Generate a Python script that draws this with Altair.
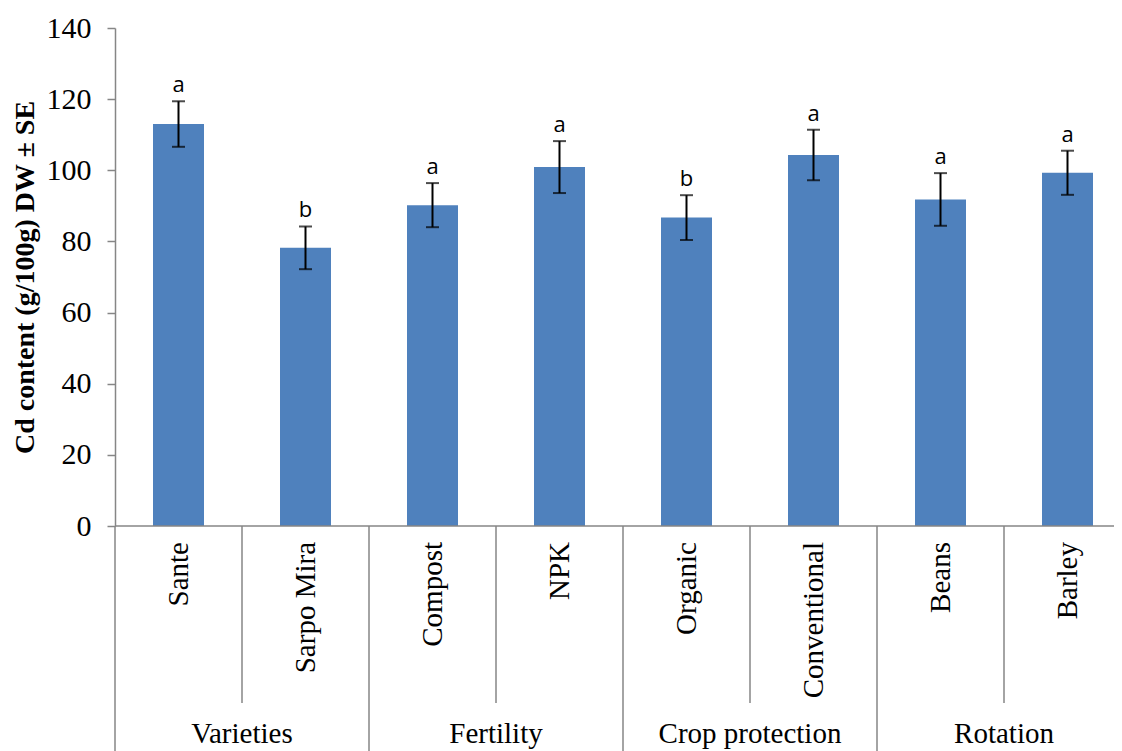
import altair as alt
import pandas as pd

categories = ["Sante", "Sarpo Mira", "Compost", "NPK", "Organic", "Conventional", "Beans", "Barley"]
groups = ["Varieties", "Varieties", "Fertility", "Fertility",
          "Crop protection", "Crop protection", "Rotation", "Rotation"]
means = [113.0, 78.2, 90.2, 100.9, 86.7, 104.3, 91.8, 99.3]
se = [6.4, 6.0, 6.2, 7.3, 6.3, 7.1, 7.4, 6.2]
letters = ["a", "b", "a", "a", "b", "a", "a", "a"]
y_ticks = [0, 20, 40, 60, 80, 100, 120, 140]

df = pd.DataFrame({
    "category": categories,
    "group": groups,
    "mean": means,
    "se": se,
    "letter": letters,
})
df["lo"] = df["mean"] - df["se"]
df["hi"] = df["mean"] + df["se"]
df["first"] = [i == 0 or groups[i] != groups[i - 1] for i in range(len(groups))]

first_df = df[df["first"]]
second_df = df[~df["first"]]

W, H = 999, 498
STEP_RANGE = 1016
GREY = "#868686"
SERIF = "Liberation Serif"


def xenc(band=None):
    kw = {}
    if band is not None:
        kw["bandPosition"] = band
    return alt.X("category:N", sort=categories, axis=None,
                 scale=alt.Scale(range=[0, STEP_RANGE], paddingInner=0, paddingOuter=0), **kw)


yscale = alt.Scale(domain=[0, 140], nice=False)
yaxis = alt.Axis(values=y_ticks, grid=False, labelFont=SERIF, labelFontSize=30,
                 labelColor="black", labelPadding=16, tickColor=GREY, tickSize=8, tickWidth=1.5,
                 domainColor=GREY, domainWidth=1.5,
                 title="Cd content (g/100g) DW ± SE", titleFont=SERIF, titleFontSize=28,
                 titleFontWeight="bold", titleColor="black", titleAngle=270,
                 titleX=-82, titleY=249, titleAlign="center", titleBaseline="alphabetic")

base = alt.Chart(df)

bars = base.mark_bar(color="#4F81BD", size=51).encode(
    x=xenc(), y=alt.Y("mean:Q", scale=yscale, axis=yaxis))

err = base.mark_rule(color="black", strokeWidth=2).encode(
    x=xenc(), y=alt.Y("lo:Q", scale=yscale), y2="hi:Q")

caps_hi = base.mark_tick(color="black", size=13, thickness=2).encode(
    x=xenc(), y=alt.Y("hi:Q", scale=yscale))
caps_lo = base.mark_tick(color="black", size=13, thickness=2).encode(
    x=xenc(), y=alt.Y("lo:Q", scale=yscale))

sig = base.mark_text(font="Open Sans", fontSize=22, color="black", baseline="alphabetic",
                     dy=-9).encode(x=xenc(), y=alt.Y("hi:Q", scale=yscale), text="letter:N")

xline = alt.Chart(pd.DataFrame({"v": [0]})).mark_rule(color=GREY, strokeWidth=1.5).encode(
    y=alt.Y("v:Q", scale=yscale))

cat_sep = alt.Chart(second_df).mark_rule(color=GREY, strokeWidth=1.5).encode(
    x=xenc(0), y=alt.value(H), y2=alt.value(H + 177))

grp_sep = alt.Chart(first_df).mark_rule(color=GREY, strokeWidth=1.5).encode(
    x=xenc(0), y=alt.value(H), y2=alt.value(H + 260))

cat_lab = base.mark_text(font=SERIF, fontSize=29, color="black", angle=270,
                         align="right", baseline="middle").encode(
    x=xenc(), y=alt.value(H + 16), text="category:N")

grp_lab = alt.Chart(second_df).mark_text(font=SERIF, fontSize=29, color="black",
                                         align="center", baseline="alphabetic").encode(
    x=xenc(0), y=alt.value(H + 217), text="group:N")

chart = alt.layer(bars, err, caps_hi, caps_lo, sig, xline, cat_sep, grp_sep, cat_lab, grp_lab).properties(
    width=W, height=H,
    padding={"left": 107, "top": 20, "right": 0, "bottom": 225},
    autosize=alt.AutoSizeParams(type="none"),
).configure_view(stroke=None)

chart.save("out.html", embed_options={"renderer": "svg", "actions": False})
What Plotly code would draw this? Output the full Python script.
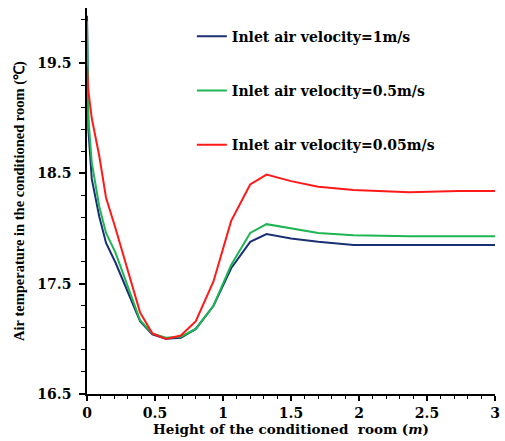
import plotly.graph_objects as go

height_m = [0, 0.01, 0.035, 0.09, 0.14, 0.21, 0.39, 0.48, 0.58, 0.69, 0.80, 0.93,
            1.06, 1.20, 1.32, 1.50, 1.70, 1.96, 2.37, 2.73, 3.0]
temp_v1 = [19.93, 18.90, 18.45, 18.11, 17.87, 17.69, 17.16, 17.04, 17.00, 17.01, 17.09, 17.30,
           17.64, 17.88, 17.95, 17.91, 17.88, 17.85, 17.85, 17.85, 17.85]
temp_v05 = [19.88, 19.00, 18.60, 18.20, 17.96, 17.78, 17.17, 17.05, 17.01, 17.02, 17.09, 17.30,
            17.67, 17.96, 18.04, 18.00, 17.96, 17.94, 17.93, 17.93, 17.93]
temp_v005 = [19.47, 19.25, 19.00, 18.66, 18.28, 18.00, 17.24, 17.05, 17.00, 17.03, 17.16, 17.52,
             18.07, 18.40, 18.49, 18.43, 18.38, 18.35, 18.33, 18.34, 18.34]

series_names = ["Inlet air velocity=1m/s", "Inlet air velocity=0.5m/s", "Inlet air velocity=0.05m/s"]
series_values = [temp_v1, temp_v05, temp_v005]
series_colors = ["#1b2f73", "#1eb553", "#ff1a1a"]

WIDE = "DejaVu Serif"
TIMES = "Liberation Serif"

fig = go.Figure()
for i, (name, vals, col) in enumerate(zip(series_names, series_values, series_colors)):
    fig.add_trace(go.Scatter(
        x=height_m, y=vals, mode="lines", name=name, legendgroup=f"g{i}",
        line=dict(color=col, width=2),
    ))

fig.update_layout(
    width=505, height=441,
    margin=dict(l=87, r=5, t=8, b=47),
    paper_bgcolor="white", plot_bgcolor="white",
    font=dict(family=WIDE, color="black", size=13, weight="bold"),
    showlegend=True,
    legend=dict(
        x=0.257, y=0.967, xanchor="left", yanchor="top",
        bgcolor="rgba(0,0,0,0)", borderwidth=0,
        font=dict(family=WIDE, size=14, weight="bold"),
        tracegroupgap=33, itemwidth=30,
    ),
    xaxis=dict(
        range=[0, 3], showgrid=False, zeroline=False,
        showline=True, linecolor="black", linewidth=1.5,
        ticks="outside", ticklen=5, tickwidth=1.5, tickcolor="black",
        tick0=0, dtick=0.5,
        minor=dict(ticks="outside", dtick=0.1, tick0=0, ticklen=3, tickcolor="black", tickwidth=1),
        tickfont=dict(family=WIDE, size=14, weight="bold"),
        title=dict(text="Height of the conditioned  room (<i>m</i>)",
                   font=dict(family=WIDE, size=13.5, weight="bold"), standoff=0),
    ),
    yaxis=dict(
        range=[16.5, 20.0], showgrid=False, zeroline=False,
        showline=True, linecolor="black", linewidth=1.5,
        ticks="outside", ticklen=6, tickwidth=1.5, tickcolor="black",
        tick0=16.5, dtick=1,
        minor=dict(ticks="outside", dtick=0.2, tick0=16.5, ticklen=4, tickcolor="black", tickwidth=1),
        tickfont=dict(family=WIDE, size=14, weight="bold"),
        ticklabelstandoff=5,
        title=dict(text="Air temperature in the conditioned room (℃)",
                   font=dict(family=TIMES, size=14.5, weight="bold"), standoff=9),
    ),
)

fig.write_html("out.html")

---------------

• **Requirement**: Pictures in the records should not appear in your copy, but everything else must be transcribed exactly.

• **Correct output**:
Generate a Python script that draws this with Altair.
import altair as alt
import pandas as pd

categories = ["Sante", "Sarpo Mira", "Compost", "NPK", "Organic", "Conventional", "Beans", "Barley"]
groups = ["Varieties", "Varieties", "Fertility", "Fertility",
          "Crop protection", "Crop protection", "Rotation", "Rotation"]
means = [113.0, 78.2, 90.2, 100.9, 86.7, 104.3, 91.8, 99.3]
se = [6.4, 6.0, 6.2, 7.3, 6.3, 7.1, 7.4, 6.2]
letters = ["a", "b", "a", "a", "b", "a", "a", "a"]
y_ticks = [0, 20, 40, 60, 80, 100, 120, 140]

df = pd.DataFrame({
    "category": categories,
    "group": groups,
    "mean": means,
    "se": se,
    "letter": letters,
})
df["lo"] = df["mean"] - df["se"]
df["hi"] = df["mean"] + df["se"]
df["first"] = [i == 0 or groups[i] != groups[i - 1] for i in range(len(groups))]

first_df = df[df["first"]]
second_df = df[~df["first"]]

W, H = 999, 498
STEP_RANGE = 1016
GREY = "#868686"
SERIF = "Liberation Serif"


def xenc(band=None):
    kw = {}
    if band is not None:
        kw["bandPosition"] = band
    return alt.X("category:N", sort=categories, axis=None,
                 scale=alt.Scale(range=[0, STEP_RANGE], paddingInner=0, paddingOuter=0), **kw)


yscale = alt.Scale(domain=[0, 140], nice=False)
yaxis = alt.Axis(values=y_ticks, grid=False, labelFont=SERIF, labelFontSize=30,
                 labelColor="black", labelPadding=16, tickColor=GREY, tickSize=8, tickWidth=1.5,
                 domainColor=GREY, domainWidth=1.5,
                 title="Cd content (g/100g) DW ± SE", titleFont=SERIF, titleFontSize=28,
                 titleFontWeight="bold", titleColor="black", titleAngle=270,
                 titleX=-82, titleY=249, titleAlign="center", titleBaseline="alphabetic")

base = alt.Chart(df)

bars = base.mark_bar(color="#4F81BD", size=51).encode(
    x=xenc(), y=alt.Y("mean:Q", scale=yscale, axis=yaxis))

err = base.mark_rule(color="black", strokeWidth=2).encode(
    x=xenc(), y=alt.Y("lo:Q", scale=yscale), y2="hi:Q")

caps_hi = base.mark_tick(color="black", size=13, thickness=2).encode(
    x=xenc(), y=alt.Y("hi:Q", scale=yscale))
caps_lo = base.mark_tick(color="black", size=13, thickness=2).encode(
    x=xenc(), y=alt.Y("lo:Q", scale=yscale))

sig = base.mark_text(font="Open Sans", fontSize=22, color="black", baseline="alphabetic",
                     dy=-9).encode(x=xenc(), y=alt.Y("hi:Q", scale=yscale), text="letter:N")

xline = alt.Chart(pd.DataFrame({"v": [0]})).mark_rule(color=GREY, strokeWidth=1.5).encode(
    y=alt.Y("v:Q", scale=yscale))

cat_sep = alt.Chart(second_df).mark_rule(color=GREY, strokeWidth=1.5).encode(
    x=xenc(0), y=alt.value(H), y2=alt.value(H + 177))

grp_sep = alt.Chart(first_df).mark_rule(color=GREY, strokeWidth=1.5).encode(
    x=xenc(0), y=alt.value(H), y2=alt.value(H + 260))

cat_lab = base.mark_text(font=SERIF, fontSize=29, color="black", angle=270,
                         align="right", baseline="middle").encode(
    x=xenc(), y=alt.value(H + 16), text="category:N")

grp_lab = alt.Chart(second_df).mark_text(font=SERIF, fontSize=29, color="black",
                                         align="center", baseline="alphabetic").encode(
    x=xenc(0), y=alt.value(H + 217), text="group:N")

chart = alt.layer(bars, err, caps_hi, caps_lo, sig, xline, cat_sep, grp_sep, cat_lab, grp_lab).properties(
    width=W, height=H,
    padding={"left": 107, "top": 20, "right": 0, "bottom": 225},
    autosize=alt.AutoSizeParams(type="none"),
).configure_view(stroke=None)

chart.save("out.html", embed_options={"renderer": "svg", "actions": False})
What Plotly code would draw this? Output the full Python script.
import plotly.graph_objects as go

height_m = [0, 0.01, 0.035, 0.09, 0.14, 0.21, 0.39, 0.48, 0.58, 0.69, 0.80, 0.93,
            1.06, 1.20, 1.32, 1.50, 1.70, 1.96, 2.37, 2.73, 3.0]
temp_v1 = [19.93, 18.90, 18.45, 18.11, 17.87, 17.69, 17.16, 17.04, 17.00, 17.01, 17.09, 17.30,
           17.64, 17.88, 17.95, 17.91, 17.88, 17.85, 17.85, 17.85, 17.85]
temp_v05 = [19.88, 19.00, 18.60, 18.20, 17.96, 17.78, 17.17, 17.05, 17.01, 17.02, 17.09, 17.30,
            17.67, 17.96, 18.04, 18.00, 17.96, 17.94, 17.93, 17.93, 17.93]
temp_v005 = [19.47, 19.25, 19.00, 18.66, 18.28, 18.00, 17.24, 17.05, 17.00, 17.03, 17.16, 17.52,
             18.07, 18.40, 18.49, 18.43, 18.38, 18.35, 18.33, 18.34, 18.34]

series_names = ["Inlet air velocity=1m/s", "Inlet air velocity=0.5m/s", "Inlet air velocity=0.05m/s"]
series_values = [temp_v1, temp_v05, temp_v005]
series_colors = ["#1b2f73", "#1eb553", "#ff1a1a"]

WIDE = "DejaVu Serif"
TIMES = "Liberation Serif"

fig = go.Figure()
for i, (name, vals, col) in enumerate(zip(series_names, series_values, series_colors)):
    fig.add_trace(go.Scatter(
        x=height_m, y=vals, mode="lines", name=name, legendgroup=f"g{i}",
        line=dict(color=col, width=2),
    ))

fig.update_layout(
    width=505, height=441,
    margin=dict(l=87, r=5, t=8, b=47),
    paper_bgcolor="white", plot_bgcolor="white",
    font=dict(family=WIDE, color="black", size=13, weight="bold"),
    showlegend=True,
    legend=dict(
        x=0.257, y=0.967, xanchor="left", yanchor="top",
        bgcolor="rgba(0,0,0,0)", borderwidth=0,
        font=dict(family=WIDE, size=14, weight="bold"),
        tracegroupgap=33, itemwidth=30,
    ),
    xaxis=dict(
        range=[0, 3], showgrid=False, zeroline=False,
        showline=True, linecolor="black", linewidth=1.5,
        ticks="outside", ticklen=5, tickwidth=1.5, tickcolor="black",
        tick0=0, dtick=0.5,
        minor=dict(ticks="outside", dtick=0.1, tick0=0, ticklen=3, tickcolor="black", tickwidth=1),
        tickfont=dict(family=WIDE, size=14, weight="bold"),
        title=dict(text="Height of the conditioned  room (<i>m</i>)",
                   font=dict(family=WIDE, size=13.5, weight="bold"), standoff=0),
    ),
    yaxis=dict(
        range=[16.5, 20.0], showgrid=False, zeroline=False,
        showline=True, linecolor="black", linewidth=1.5,
        ticks="outside", ticklen=6, tickwidth=1.5, tickcolor="black",
        tick0=16.5, dtick=1,
        minor=dict(ticks="outside", dtick=0.2, tick0=16.5, ticklen=4, tickcolor="black", tickwidth=1),
        tickfont=dict(family=WIDE, size=14, weight="bold"),
        ticklabelstandoff=5,
        title=dict(text="Air temperature in the conditioned room (℃)",
                   font=dict(family=TIMES, size=14.5, weight="bold"), standoff=9),
    ),
)

fig.write_html("out.html")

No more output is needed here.